Id. According to Ellis, McCarthy's sentence for involuntary manslaughter can be ordered to be served consecutive to those for his other crimes. Further, all of McCarthy's other convictions of crimes not of violence arising out of a single episode did not exceed ten years. His sentences for criminal recklessness total eight years well within the ten year limitation.
Affirmed.
SHARPNACK, C.J., and KIRSCH, J., concur.

Footnote: Ind. Code § 35-42-1-4.
Footnote: Ind. Code § 35-42-2-2.
Footnote: This was McCarthy's second trial on charges arising out of the August 1995 incident recounted below. He was convicted of Murder and Attempted Murder after the first trial, but his Murder conviction was overturned on appeal and his Attempted Murder convictions were overturned on post-conviction review. McCarthy argues "The first trial court found the mitigating factors outweighed the aggravating factors and imposed a reduced sentence.

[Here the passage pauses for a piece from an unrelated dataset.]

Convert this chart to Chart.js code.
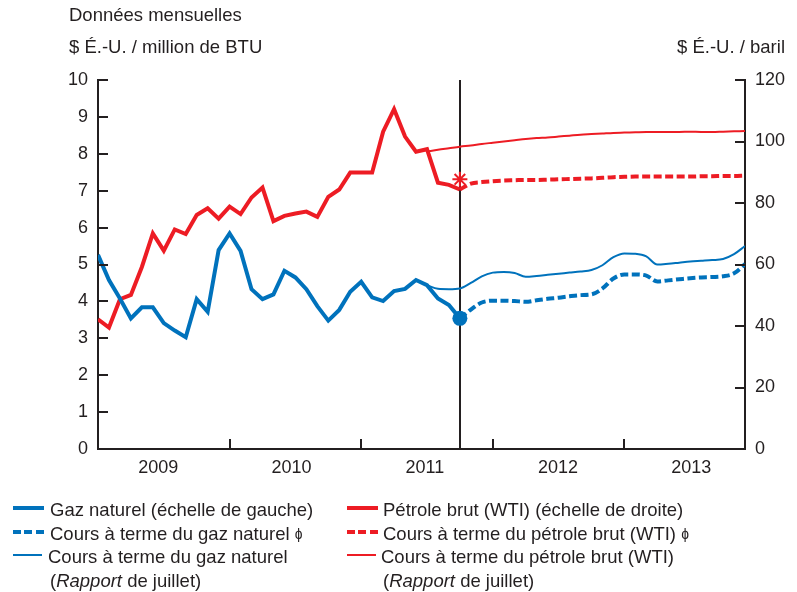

The second trial court imposed a greater sentence, ignoring mitigating factors, in apparent disappointment with the jury's verdict." (Br. of Appellant at 10.) However, he does not develop this argument, choosing instead to concentrate on whether the imposition of consecutive sentences was proper. (See Br. of Appellant at 16-17.)
Footnote: We note that McCarthy failed to call Turner as a witness; thus, the issue of his testimony and possible impeachment was never raised at trial and is therefore waived on appeal. Despite the waiver, we choose to address this issue on its merits.